Godfried Danneels was careful to say he preferred abstinence as a means of prevention, but added that if someone who was HIV-positive did have sex, failing to use a condom would break the sixth commandment, thou shalt not kill.
His comments are a further sign that the ailing Pope may be losing some grip on the more liberal wing of his immense church. Shortly after being named a "prince of the church" last September, Cardinal Keith O'Brien, of Scotland, said the ban on contraception should be debated, along with such issues as priestly celibacy and homosexual clergy.
In an interview with the Dutch Catholic broadcaster RKK, Cardinal Danneels said: "When someone is HIV-positive and his partner says, 'I want to have sexual relations with you', he doesn't have to do that . . . But when he does, he has to use a condom."
He added: "This comes down to protecting yourself in a preventive manner against a disease or death. [It] cannot be entirely morally judged in the same manner as a pure method of birth control."
The cardinal's argument emphasises the importance of human life, the very factor that Pope John Paul has long evinced as justification for a ban on all forms of contraception.
The Catholic church teaches that abstinence, including between married couples, is the only morally acceptable way to prevent the spread of AIDS.
Cardinal Danneels's views clash with those aired last year by Cardinal Alfonso Lopez Trujillo, the Vatican's top adviser on family questions. The Colombian cardinal claimed that condoms could not halt HIV because it was small enough to pass through them.
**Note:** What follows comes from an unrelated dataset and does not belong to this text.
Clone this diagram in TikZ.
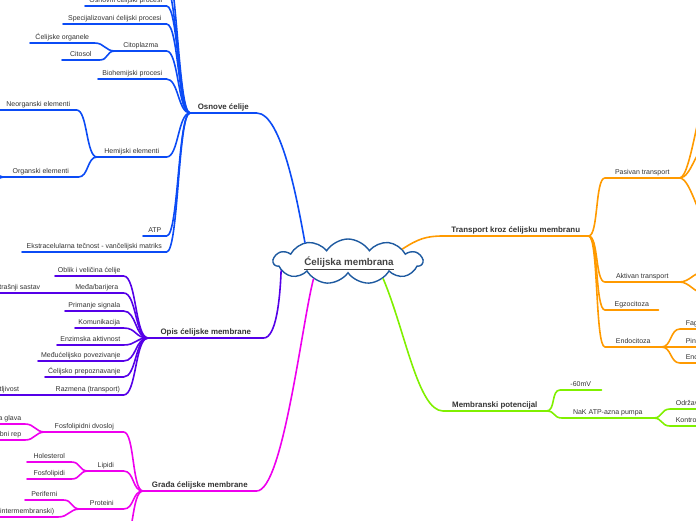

He said relying on them to prevent infection was like "betting on your own death".
Those remarks were condemned by, among others, the World Health Organisation, which said condoms reduced the risk of infection by 90 per cent.
In 2000, Cardinal Danneels caused consternation in the Vatican by suggesting that popes should not remain in office until they died but have limited terms.
Cardinal Danneels, 70, and Archbishop of Brussels and Mechelen,
has also called for flexibility and leniency for Catholics who divorce and then remarry without obtaining a church-sanctioned annulment, and has said he advocates women playing a larger role in the church.
johnb2004I think they should abstain. How many times can I say it to you.
Actually you only have to say it once.
This is the FIRST time said "abstain" in any of your posts to me.
Nor did it appear anywhere in your initial response to cajungirl which began this dialogue.
Though I think it unreasonable to tell married couples that they must abstain from normal relations, and it is not Biblical, you are free to take this position if you want.
But this was not one of the two options you were given.
The question was whether a married couple who chooses to have normal relations (as Paul says they should) is given the choice of using condoms as protection against the wife contracting HIV (a death sentence)...or not, which do you think is right?
Personally I believe homosexuality is a sin according to the Bible. But I would still prefer they use condoms to prevent the spread of AIDS.
Why? Because anybody who cares about people doesn't want to see them die in sin but would prefer they be given more time in the hope they will repent and be saved.
And I believe those who say otherwise should remember that Jesus said "let he who is without sin cast the first stone".
Those who promote the idea that people should die rather than commit the "sin" of condom use should remember that if not for the mercy of God, they would be dead and in Hell for their own sins already.